/---

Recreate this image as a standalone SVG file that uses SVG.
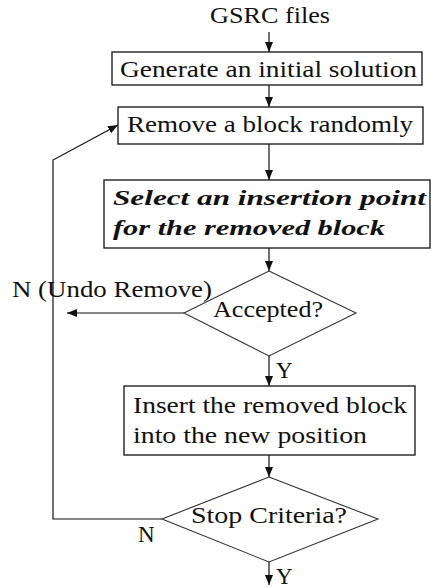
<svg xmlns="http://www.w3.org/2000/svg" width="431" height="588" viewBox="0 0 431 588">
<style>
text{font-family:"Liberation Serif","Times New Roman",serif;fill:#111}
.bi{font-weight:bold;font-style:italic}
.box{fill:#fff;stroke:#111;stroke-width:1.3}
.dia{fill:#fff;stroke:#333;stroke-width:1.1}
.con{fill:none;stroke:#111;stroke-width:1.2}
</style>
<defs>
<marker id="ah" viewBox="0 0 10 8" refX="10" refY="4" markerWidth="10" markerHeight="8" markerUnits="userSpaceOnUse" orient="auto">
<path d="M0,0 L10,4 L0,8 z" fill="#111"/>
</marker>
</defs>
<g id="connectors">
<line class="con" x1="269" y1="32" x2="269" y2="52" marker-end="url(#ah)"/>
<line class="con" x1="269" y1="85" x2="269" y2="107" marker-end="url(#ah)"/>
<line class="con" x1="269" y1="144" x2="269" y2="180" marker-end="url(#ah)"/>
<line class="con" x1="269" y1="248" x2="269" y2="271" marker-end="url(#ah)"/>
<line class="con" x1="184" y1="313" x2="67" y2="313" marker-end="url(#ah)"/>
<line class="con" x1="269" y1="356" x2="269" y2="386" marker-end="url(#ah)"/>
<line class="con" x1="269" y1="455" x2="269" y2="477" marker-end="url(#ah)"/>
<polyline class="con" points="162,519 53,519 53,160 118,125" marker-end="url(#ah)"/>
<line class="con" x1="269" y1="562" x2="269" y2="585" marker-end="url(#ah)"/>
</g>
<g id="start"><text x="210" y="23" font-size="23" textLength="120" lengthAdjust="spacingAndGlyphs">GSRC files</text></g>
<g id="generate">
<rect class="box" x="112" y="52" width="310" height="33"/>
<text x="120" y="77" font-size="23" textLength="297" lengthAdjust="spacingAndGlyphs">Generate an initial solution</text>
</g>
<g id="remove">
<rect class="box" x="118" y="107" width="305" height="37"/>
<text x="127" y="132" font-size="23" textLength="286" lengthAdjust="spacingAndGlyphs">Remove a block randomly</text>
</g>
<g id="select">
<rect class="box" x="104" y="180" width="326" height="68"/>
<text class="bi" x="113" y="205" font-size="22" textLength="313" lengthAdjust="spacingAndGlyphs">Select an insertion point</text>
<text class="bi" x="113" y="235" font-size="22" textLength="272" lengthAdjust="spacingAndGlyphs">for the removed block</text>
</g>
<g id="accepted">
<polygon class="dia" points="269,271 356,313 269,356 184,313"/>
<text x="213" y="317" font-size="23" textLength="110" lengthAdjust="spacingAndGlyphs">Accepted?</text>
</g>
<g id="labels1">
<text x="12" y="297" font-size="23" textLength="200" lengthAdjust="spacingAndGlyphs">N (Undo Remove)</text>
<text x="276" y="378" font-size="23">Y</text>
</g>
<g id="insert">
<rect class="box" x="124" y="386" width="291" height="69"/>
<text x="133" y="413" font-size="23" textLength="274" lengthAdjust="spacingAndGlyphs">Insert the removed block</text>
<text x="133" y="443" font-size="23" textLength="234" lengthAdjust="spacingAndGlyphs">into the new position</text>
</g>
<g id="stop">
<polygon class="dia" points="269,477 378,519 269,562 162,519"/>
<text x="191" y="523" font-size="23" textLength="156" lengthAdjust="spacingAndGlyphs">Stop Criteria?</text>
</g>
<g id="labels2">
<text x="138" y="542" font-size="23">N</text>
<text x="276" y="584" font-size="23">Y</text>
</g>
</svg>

\---

**GOAL:** Retype each line of the listing above word for word. Exclude the pictures.

**COMPLETE OUTPUT:**
Recreate this image as a standalone SVG file that uses SVG.
<svg xmlns="http://www.w3.org/2000/svg" width="431" height="588" viewBox="0 0 431 588">
<style>
text{font-family:"Liberation Serif","Times New Roman",serif;fill:#111}
.bi{font-weight:bold;font-style:italic}
.box{fill:#fff;stroke:#111;stroke-width:1.3}
.dia{fill:#fff;stroke:#333;stroke-width:1.1}
.con{fill:none;stroke:#111;stroke-width:1.2}
</style>
<defs>
<marker id="ah" viewBox="0 0 10 8" refX="10" refY="4" markerWidth="10" markerHeight="8" markerUnits="userSpaceOnUse" orient="auto">
<path d="M0,0 L10,4 L0,8 z" fill="#111"/>
</marker>
</defs>
<g id="connectors">
<line class="con" x1="269" y1="32" x2="269" y2="52" marker-end="url(#ah)"/>
<line class="con" x1="269" y1="85" x2="269" y2="107" marker-end="url(#ah)"/>
<line class="con" x1="269" y1="144" x2="269" y2="180" marker-end="url(#ah)"/>
<line class="con" x1="269" y1="248" x2="269" y2="271" marker-end="url(#ah)"/>
<line class="con" x1="184" y1="313" x2="67" y2="313" marker-end="url(#ah)"/>
<line class="con" x1="269" y1="356" x2="269" y2="386" marker-end="url(#ah)"/>
<line class="con" x1="269" y1="455" x2="269" y2="477" marker-end="url(#ah)"/>
<polyline class="con" points="162,519 53,519 53,160 118,125" marker-end="url(#ah)"/>
<line class="con" x1="269" y1="562" x2="269" y2="585" marker-end="url(#ah)"/>
</g>
<g id="start"><text x="210" y="23" font-size="23" textLength="120" lengthAdjust="spacingAndGlyphs">GSRC files</text></g>
<g id="generate">
<rect class="box" x="112" y="52" width="310" height="33"/>
<text x="120" y="77" font-size="23" textLength="297" lengthAdjust="spacingAndGlyphs">Generate an initial solution</text>
</g>
<g id="remove">
<rect class="box" x="118" y="107" width="305" height="37"/>
<text x="127" y="132" font-size="23" textLength="286" lengthAdjust="spacingAndGlyphs">Remove a block randomly</text>
</g>
<g id="select">
<rect class="box" x="104" y="180" width="326" height="68"/>
<text class="bi" x="113" y="205" font-size="22" textLength="313" lengthAdjust="spacingAndGlyphs">Select an insertion point</text>
<text class="bi" x="113" y="235" font-size="22" textLength="272" lengthAdjust="spacingAndGlyphs">for the removed block</text>
</g>
<g id="accepted">
<polygon class="dia" points="269,271 356,313 269,356 184,313"/>
<text x="213" y="317" font-size="23" textLength="110" lengthAdjust="spacingAndGlyphs">Accepted?</text>
</g>
<g id="labels1">
<text x="12" y="297" font-size="23" textLength="200" lengthAdjust="spacingAndGlyphs">N (Undo Remove)</text>
<text x="276" y="378" font-size="23">Y</text>
</g>
<g id="insert">
<rect class="box" x="124" y="386" width="291" height="69"/>
<text x="133" y="413" font-size="23" textLength="274" lengthAdjust="spacingAndGlyphs">Insert the removed block</text>
<text x="133" y="443" font-size="23" textLength="234" lengthAdjust="spacingAndGlyphs">into the new position</text>
</g>
<g id="stop">
<polygon class="dia" points="269,477 378,519 269,562 162,519"/>
<text x="191" y="523" font-size="23" textLength="156" lengthAdjust="spacingAndGlyphs">Stop Criteria?</text>
</g>
<g id="labels2">
<text x="138" y="542" font-size="23">N</text>
<text x="276" y="584" font-size="23">Y</text>
</g>
</svg>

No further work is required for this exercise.